Estamos en el campo.
Acaba de llover y la tierra misma parece respirar llena de gozo.
Y manda olores inigualables.
Nuestro olfato los capta y transmite emoción y dicha a todo nuestro ser.
Las plantas mismas, bañadas y lozanas dejan escapar también sus olores.
Y es que en esta tierra, semidesértica, la lluvia es más que un lujo y se convierte en un festival de vida.
El olor a tierra mojada nos recuerda la niñez.
Aquellos tiempos en que por estos meses llovía mucho, pero el agua que generosa caía del cielo no nos impedía salir de día de campo, porque nadie temía al agua que parecía revivirlo todo y mejorarlo todo, ni siquiera a los rayos y los truenos que siempre llegaban antes anunciando el gran espectáculo de la naturaleza.

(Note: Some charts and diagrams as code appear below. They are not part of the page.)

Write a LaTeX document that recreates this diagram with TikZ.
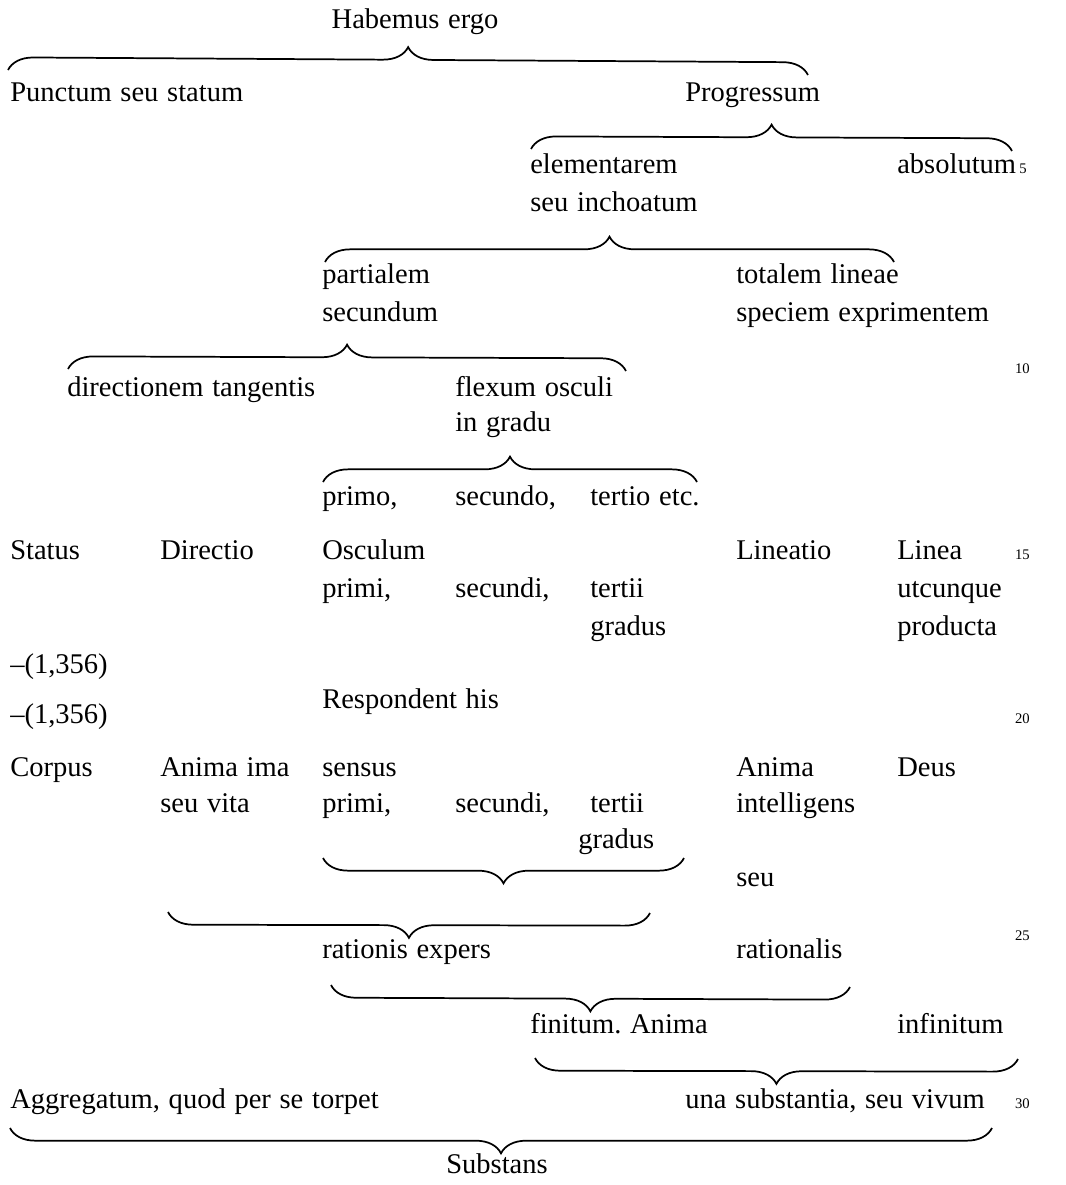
\documentclass[tikz,border=0pt]{standalone}
\usepackage{fontspec}
\setmainfont{Liberation Serif}[WordSpace=1.22]
\usetikzlibrary{decorations.pathreplacing}
\begin{document}
\frenchspacing
\begin{tikzpicture}[x=0.75pt,y=-0.75pt,
  txt/.style={anchor=base west,inner sep=0pt,font=\fontsize{21.4}{25}\selectfont},
  ctxt/.style={anchor=base,inner sep=0pt,font=\fontsize{21.4}{25}\selectfont},
  lnum/.style={anchor=base east,inner sep=0pt,font=\fontsize{11}{13}\selectfont},
  brup/.style={decorate,decoration={brace,amplitude=19pt},line width=1.3pt},
  brdn/.style={decorate,decoration={brace,mirror,amplitude=19pt},line width=1.3pt}]
\useasboundingbox (0,0) rectangle (1066,1185);
% texts
\node[ctxt] (habemus) at (415,28) {Habemus ergo};
\node[txt] (punctum) at (10,101) {Punctum seu statum};
\node[txt] (progressum) at (685,101) {Progressum};
\node[txt] (elementarem) at (530,173) {elementarem};
\node[txt] (inchoatum) at (530,211) {seu inchoatum};
\node[txt] (absolutum) at (897,173) {absolutum};
\node[lnum] (n5) at (1027,173) {5};
\node[txt] (partialem) at (322,283) {partialem};
\node[txt] (secundum) at (322,321) {secundum};
\node[txt] (totalem) at (736,283) {totalem lineae};
\node[txt] (speciem) at (736,321) {speciem exprimentem};
\node[txt] (directionem) at (67,396) {directionem tangentis};
\node[txt] (flexum) at (455,396) {flexum osculi};
\node[txt] (ingradu) at (455,431) {in gradu};
\node[lnum] (n10) at (1030,373) {10};
\node[txt] (primo) at (322,505) {primo,};
\node[txt] (secundo) at (455,505) {secundo,};
\node[txt] (tertio) at (590,505) {tertio etc.};
\node[txt] (status) at (10,559) {Status};
\node[txt] (directio) at (160,559) {Directio};
\node[txt] (osculum) at (322,559) {Osculum};
\node[txt] (lineatio) at (736,559) {Lineatio};
\node[txt] (linea) at (897,559) {Linea};
\node[lnum] (n15) at (1030,559) {15};
\node[txt] (primiA) at (322,597) {primi,};
\node[txt] (secundiA) at (455,597) {secundi,};
\node[txt] (tertiiA) at (590,597) {tertii};
\node[txt] (utcunque) at (897,597) {utcunque};
\node[txt] (gradusA) at (590,635) {gradus};
\node[txt] (producta) at (897,635) {producta};
\node[txt] (refA) at (10,673) {–(1,356)};
\node[txt] (respondent) at (322,708) {Respondent his};
\node[txt] (refB) at (10,723) {–(1,356)};
\node[lnum] (n20) at (1030,723) {20};
\node[txt] (corpus) at (10,776) {Corpus};
\node[txt] (animaima) at (160,776) {Anima ima};
\node[txt] (sensus) at (322,776) {sensus};
\node[txt] (animaB) at (736,776) {Anima};
\node[txt] (deus) at (897,776) {Deus};
\node[txt] (seuvita) at (160,812) {seu vita};
\node[txt] (primiB) at (322,812) {primi,};
\node[txt] (secundiB) at (455,812) {secundi,};
\node[txt] (tertiiB) at (590,812) {tertii};
\node[txt] (intelligens) at (736,812) {intelligens};
\node[txt] (gradusB) at (578,848) {gradus};
\node[txt] (seu) at (736,886) {seu};
\node[txt] (rationis) at (322,958) {rationis expers};
\node[txt] (rationalis) at (736,958) {rationalis};
\node[lnum] (n25) at (1030,940) {25};
\node[txt] (finitum) at (530,1033) {finitum. Anima};
\node[txt] (infinitum) at (897,1033) {infinitum};
\node[txt] (aggregatum) at (10,1108) {Aggregatum, quod per se torpet};
\node[txt] (una) at (685,1108) {una substantia, seu vivum};
\node[lnum] (n30) at (1030,1108) {30};
\node[ctxt] (substans) at (497,1173) {Substans};
% brace end points
\coordinate (b1l) at (8,70);   \coordinate (b1r) at (808,75);
\coordinate (b2l) at (531,149); \coordinate (b2r) at (1012,151);
\coordinate (b3l) at (325,262); \coordinate (b3r) at (894,262);
\coordinate (b4l) at (68,369);  \coordinate (b4r) at (626,371);
\coordinate (b5l) at (323,482); \coordinate (b5r) at (697,482);
\coordinate (b6l) at (323,858); \coordinate (b6r) at (684,858);
\coordinate (b7l) at (168,912); \coordinate (b7r) at (650,913);
\coordinate (b8l) at (331,985); \coordinate (b8r) at (850,987);
\coordinate (b9l) at (535,1058); \coordinate (b9r) at (1018,1059);
\coordinate (b10l) at (10,1128); \coordinate (b10r) at (992,1128);
% braces
\draw[brup] (b1l) -- (b1r);
\draw[brup] (b2l) -- (b2r);
\draw[brup] (b3l) -- (b3r);
\draw[brup] (b4l) -- (b4r);
\draw[brup] (b5l) -- (b5r);
\draw[brdn] (b6l) -- (b6r);
\draw[brdn] (b7l) -- (b7r);
\draw[brdn] (b8l) -- (b8r);
\draw[brdn] (b9l) -- (b9r);
\draw[brdn] (b10l) -- (b10r);
\end{tikzpicture}
\end{document}
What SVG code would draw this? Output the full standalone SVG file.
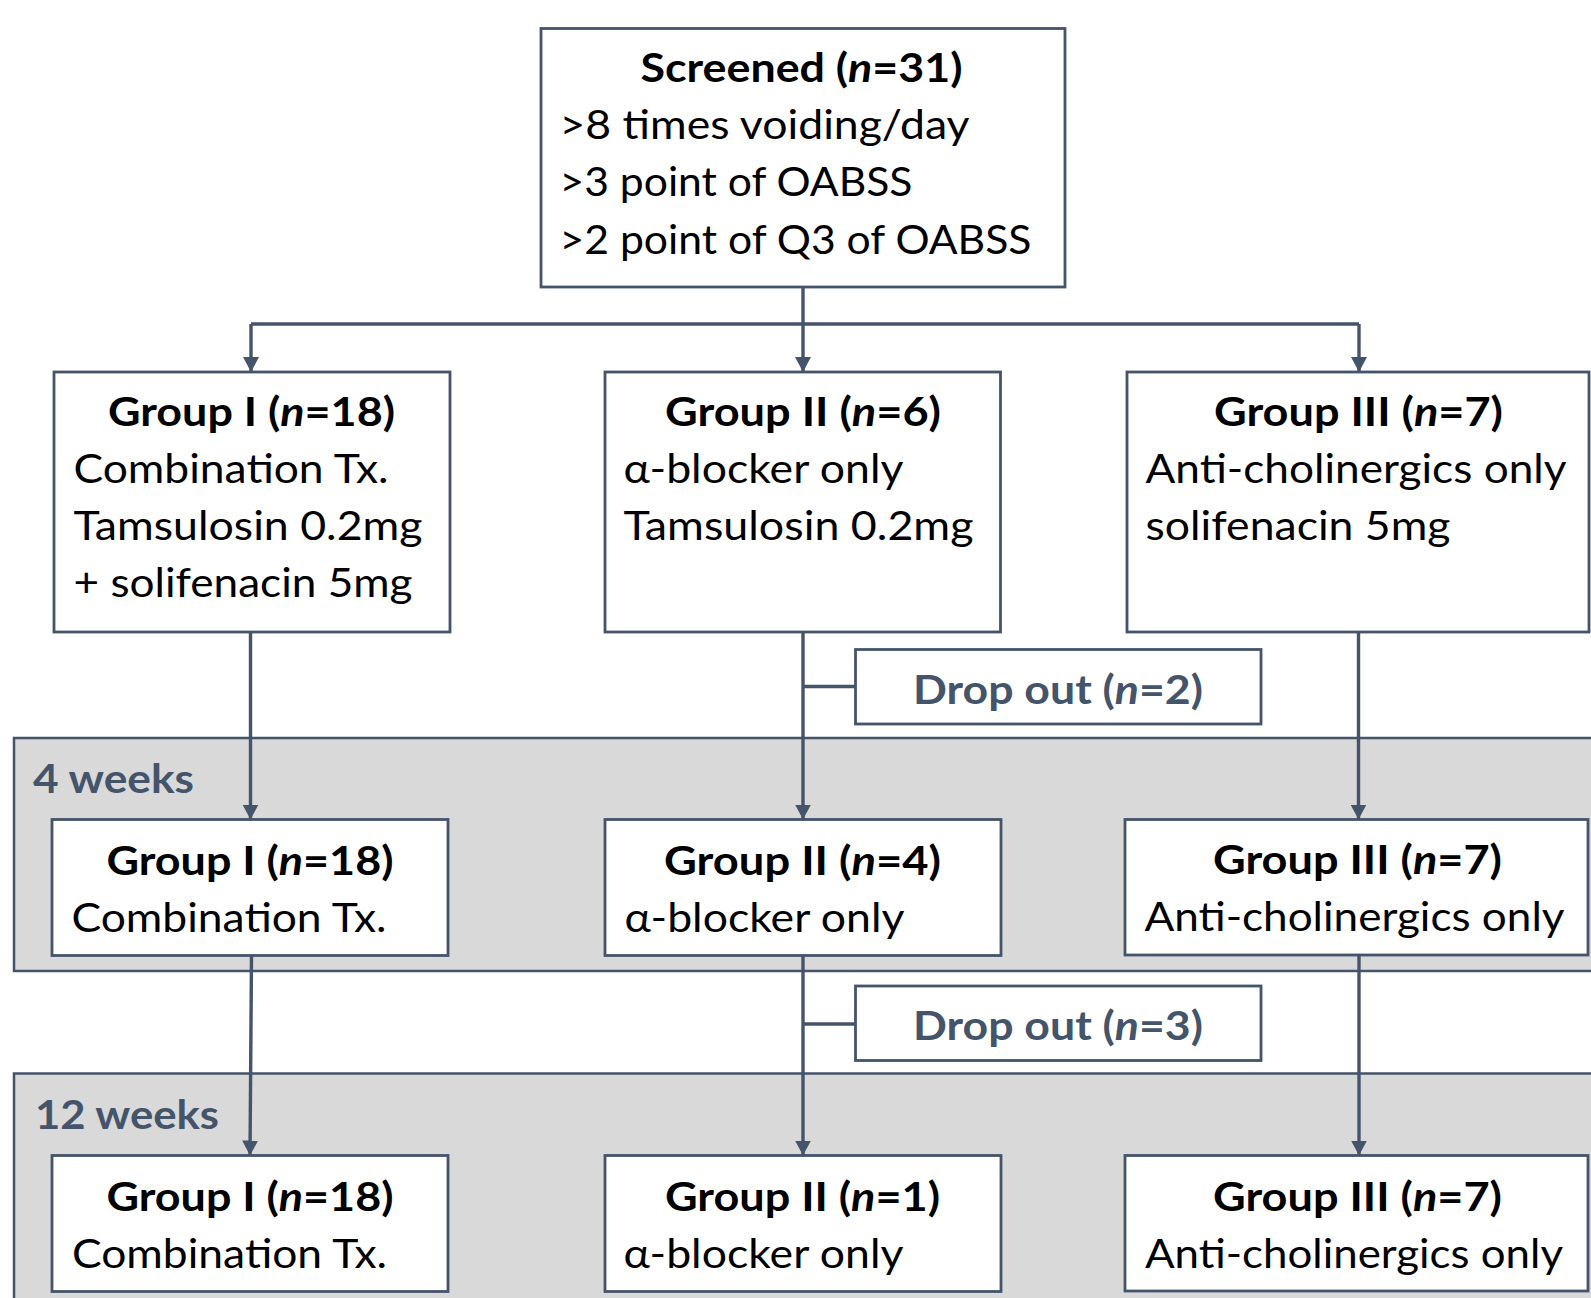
<svg xmlns="http://www.w3.org/2000/svg" width="1591" height="1298" viewBox="0 0 1591 1298">
<style>
  .bg{fill:#ffffff}
  .panel{fill:#d9d9d9;stroke:#44546a;stroke-width:2.5}
  .box{fill:#ffffff;stroke:#44546a;stroke-width:2.8}
  .conn{fill:none;stroke:#44546a;stroke-width:3.4}
  .t{font-family:Lato,"Liberation Sans",sans-serif;font-size:40px;fill:#000000}
  .b{font-weight:bold}
  .lbl{font-family:Lato,"Liberation Sans",sans-serif;font-size:41px;font-weight:bold;fill:#44546a}
  .i{font-style:italic}
</style>
<defs>
  <marker id="arr" viewBox="0 0 15 16" refX="15" refY="8" markerWidth="15" markerHeight="16" markerUnits="userSpaceOnUse" orient="auto">
    <path d="M0,0 L15,8 L0,16 z" fill="#44546a"/>
  </marker>
</defs>
<rect class="bg" x="0" y="0" width="1591" height="1298"/>

<g id="panel-4weeks">
  <rect class="panel" x="14" y="738" width="1590" height="233"/>
  <text class="lbl" x="33" y="793" textLength="161" lengthAdjust="spacingAndGlyphs">4 weeks</text>
</g>
<g id="panel-12weeks">
  <rect class="panel" x="14" y="1073.5" width="1590" height="240"/>
  <text class="lbl" x="35" y="1128.5" textLength="184" lengthAdjust="spacingAndGlyphs">12 weeks</text>
</g>

<g id="connectors">
  <path class="conn" d="M803,287 V324"/>
  <path class="conn" d="M251,324 H1359"/>
  <path class="conn" d="M251,324 V372" marker-end="url(#arr)"/>
  <path class="conn" d="M803,324 V372" marker-end="url(#arr)"/>
  <path class="conn" d="M1359,324 V372" marker-end="url(#arr)"/>
  <path class="conn" d="M250.5,632 V819.5" marker-end="url(#arr)"/>
  <path class="conn" d="M803,632 V819.5" marker-end="url(#arr)"/>
  <path class="conn" d="M803,686.5 H855.5"/>
  <path class="conn" d="M1358.5,632 V819.5" marker-end="url(#arr)"/>
  <path class="conn" d="M251.5,955.5 L250,1155.5" marker-end="url(#arr)"/>
  <path class="conn" d="M803,955.5 V1155.5" marker-end="url(#arr)"/>
  <path class="conn" d="M803,1024 H855.5"/>
  <path class="conn" d="M1359,955 V1155.5" marker-end="url(#arr)"/>
</g>

<g id="screened">
  <rect class="box" x="541" y="28.5" width="524" height="258.5"/>
  <text class="t b" x="640.5" y="82" textLength="322" lengthAdjust="spacingAndGlyphs">Screened (<tspan class="i">n</tspan>=31)</text>
  <text class="t" x="559.5" y="138.5" textLength="410" lengthAdjust="spacingAndGlyphs">&gt;8 times voiding/day</text>
  <text class="t" x="559.5" y="196" textLength="353" lengthAdjust="spacingAndGlyphs">&gt;3 point of OABSS</text>
  <text class="t" x="559.5" y="253.5" textLength="472" lengthAdjust="spacingAndGlyphs">&gt;2 point of Q3 of OABSS</text>
</g>

<g id="group1-baseline">
  <rect class="box" x="54" y="372" width="396" height="260"/>
  <text class="t b" x="108" y="426" textLength="287" lengthAdjust="spacingAndGlyphs">Group I (<tspan class="i">n</tspan>=18)</text>
  <text class="t" x="73.5" y="483" textLength="315" lengthAdjust="spacingAndGlyphs">Combination Tx.</text>
  <text class="t" x="73.5" y="540" textLength="349" lengthAdjust="spacingAndGlyphs">Tamsulosin 0.2mg</text>
  <text class="t" x="73.5" y="597" textLength="339" lengthAdjust="spacingAndGlyphs">+ solifenacin 5mg</text>
</g>

<g id="group2-baseline">
  <rect class="box" x="605" y="372" width="395.5" height="260"/>
  <text class="t b" x="665" y="426" textLength="276" lengthAdjust="spacingAndGlyphs">Group II (<tspan class="i">n</tspan>=6)</text>
  <text class="t" x="623.5" y="483" textLength="280" lengthAdjust="spacingAndGlyphs">α-blocker only</text>
  <text class="t" x="623.5" y="540" textLength="350" lengthAdjust="spacingAndGlyphs">Tamsulosin 0.2mg</text>
</g>

<g id="group3-baseline">
  <rect class="box" x="1127" y="372" width="462" height="260"/>
  <text class="t b" x="1214" y="426" textLength="289" lengthAdjust="spacingAndGlyphs">Group III (<tspan class="i">n</tspan>=7)</text>
  <text class="t" x="1145.5" y="483" textLength="421" lengthAdjust="spacingAndGlyphs">Anti-cholinergics only</text>
  <text class="t" x="1145.5" y="540" textLength="305" lengthAdjust="spacingAndGlyphs">solifenacin 5mg</text>
</g>

<g id="dropout1">
  <rect class="box" x="855.5" y="649.5" width="405.5" height="74.5"/>
  <text class="lbl" x="913" y="703.5" textLength="290" lengthAdjust="spacingAndGlyphs">Drop out (<tspan class="i">n</tspan>=2)</text>
</g>

<g id="group1-4w">
  <rect class="box" x="52" y="819.5" width="396" height="136"/>
  <text class="t b" x="106.5" y="874.5" textLength="287" lengthAdjust="spacingAndGlyphs">Group I (<tspan class="i">n</tspan>=18)</text>
  <text class="t" x="71.5" y="931.5" textLength="315" lengthAdjust="spacingAndGlyphs">Combination Tx.</text>
</g>

<g id="group2-4w">
  <rect class="box" x="605" y="819.5" width="396" height="136"/>
  <text class="t b" x="664" y="874.5" textLength="277" lengthAdjust="spacingAndGlyphs">Group II (<tspan class="i">n</tspan>=4)</text>
  <text class="t" x="624.5" y="931.5" textLength="280" lengthAdjust="spacingAndGlyphs">α-blocker only</text>
</g>

<g id="group3-4w">
  <rect class="box" x="1125" y="819.5" width="463" height="135.5"/>
  <text class="t b" x="1213" y="874" textLength="289" lengthAdjust="spacingAndGlyphs">Group III (<tspan class="i">n</tspan>=7)</text>
  <text class="t" x="1144.5" y="930.5" textLength="420" lengthAdjust="spacingAndGlyphs">Anti-cholinergics only</text>
</g>

<g id="dropout2">
  <rect class="box" x="855.5" y="986" width="405.5" height="74.5"/>
  <text class="lbl" x="913" y="1040" textLength="290" lengthAdjust="spacingAndGlyphs">Drop out (<tspan class="i">n</tspan>=3)</text>
</g>

<g id="group1-12w">
  <rect class="box" x="52" y="1155.5" width="396" height="136"/>
  <text class="t b" x="106.5" y="1211" textLength="287" lengthAdjust="spacingAndGlyphs">Group I (<tspan class="i">n</tspan>=18)</text>
  <text class="t" x="72" y="1268" textLength="315" lengthAdjust="spacingAndGlyphs">Combination Tx.</text>
</g>

<g id="group2-12w">
  <rect class="box" x="605" y="1155.5" width="396" height="136"/>
  <text class="t b" x="665" y="1211" textLength="275" lengthAdjust="spacingAndGlyphs">Group II (<tspan class="i">n</tspan>=1)</text>
  <text class="t" x="623.5" y="1268" textLength="280" lengthAdjust="spacingAndGlyphs">α-blocker only</text>
</g>

<g id="group3-12w">
  <rect class="box" x="1125" y="1155.5" width="463" height="135.5"/>
  <text class="t b" x="1213" y="1211" textLength="289" lengthAdjust="spacingAndGlyphs">Group III (<tspan class="i">n</tspan>=7)</text>
  <text class="t" x="1145" y="1268" textLength="418" lengthAdjust="spacingAndGlyphs">Anti-cholinergics only</text>
</g>
</svg>
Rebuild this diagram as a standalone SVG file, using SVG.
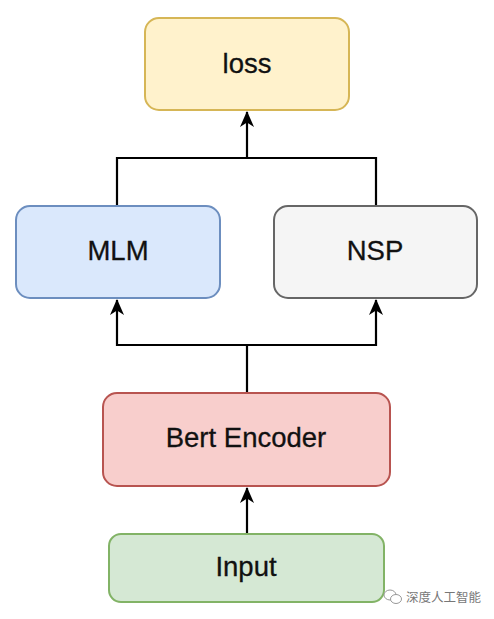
<svg xmlns="http://www.w3.org/2000/svg" width="494" height="619" viewBox="0 0 494 619">
<style>
.box{stroke-width:2}
.lbl{font-family:"Liberation Sans",Arial,sans-serif;font-size:27.5px;fill:#111;text-anchor:middle;stroke:#111;stroke-width:0.3}
.edge{fill:none;stroke:#000;stroke-width:2.2}
.wm{font-family:"Noto Sans CJK SC","Noto Sans",sans-serif;font-size:12.5px;fill:#777}
</style>
<defs>
<marker id="arr" viewBox="0 0 16 16" refX="15" refY="8" markerWidth="16" markerHeight="16" markerUnits="userSpaceOnUse" orient="auto">
<path d="M0,1 L16,8 L0,15 L4.5,8 Z" fill="#000"/>
</marker>
</defs>
<rect width="494" height="619" fill="#fff"/>
<g id="connectors">
<path class="edge" d="M117,205 V158 H376 V205 M247,158 V112" marker-end="url(#arr)"/>
<path class="edge" d="M247,392 V345 H117 V300" marker-end="url(#arr)"/>
<path class="edge" d="M247,345 H376 V300" marker-end="url(#arr)"/>
<path class="edge" d="M247,533 V488" marker-end="url(#arr)"/>
</g>
<g id="loss">
<rect class="box" x="145" y="18" width="204" height="92" rx="14" fill="#fff2cc" stroke="#d6b656"/>
<text class="lbl" x="247" y="73">loss</text>
</g>
<g id="mlm">
<rect class="box" x="16" y="206" width="204" height="92" rx="14" fill="#dae8fc" stroke="#6c8ebf"/>
<text class="lbl" x="118" y="260">MLM</text>
</g>
<g id="nsp">
<rect class="box" x="274" y="206" width="203" height="92" rx="14" fill="#f5f5f5" stroke="#666666"/>
<text class="lbl" x="375" y="260">NSP</text>
</g>
<g id="bert">
<rect class="box" x="103" y="393" width="287" height="93" rx="14" fill="#f8cecc" stroke="#b85450"/>
<text class="lbl" x="246" y="447">Bert Encoder</text>
</g>
<g id="input">
<rect class="box" x="109" y="534" width="275" height="68" rx="12" fill="#d5e8d4" stroke="#82b366"/>
<text class="lbl" x="246" y="576">Input</text>
</g>
<g id="watermark">
<ellipse cx="390" cy="595" rx="6" ry="5" fill="#fff" stroke="#999" stroke-width="1"/>
<ellipse cx="396" cy="599" rx="5.5" ry="4.5" fill="#fff" stroke="#999" stroke-width="1"/>
<text class="wm" x="406" y="602">深度人工智能</text>
</g>
</svg>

Eran tiempos en que los hombres del campo salían todas las tardes a buscar su ganado usando las amplias mangas, que eran unos impermeables de hule parecidos a las capas, unas negras, otras cafés.
Por las noches, después de la lluvia la oscuridad era tachonada por pequeñas lucesitas que aparecían por todas partes. Las luciérnagas parecían hacer competencia de cuál iluminaba mejor y por más tiempo el bello escenario campirano.
Y nosotros, niños aún, atrapábamos algunos de esos pequeños insectos para ponerlos sobre nuestra ropa jugando también a quién era el mejor iluminado.
La lluvia siempre nos ha acercado a las evocaciones.
Y es que muchas veces, con tanta agua que caía de día y de noche, teníamos que quedarnos en casa, viendo desde la ventana cómo las calles se anegaban y cómo la gente trataba de hacer sus quehaceres empapándose y festejando su osadía de retar a la naturaleza.
Estos aromas que aspiramos nos hacen sentir felices.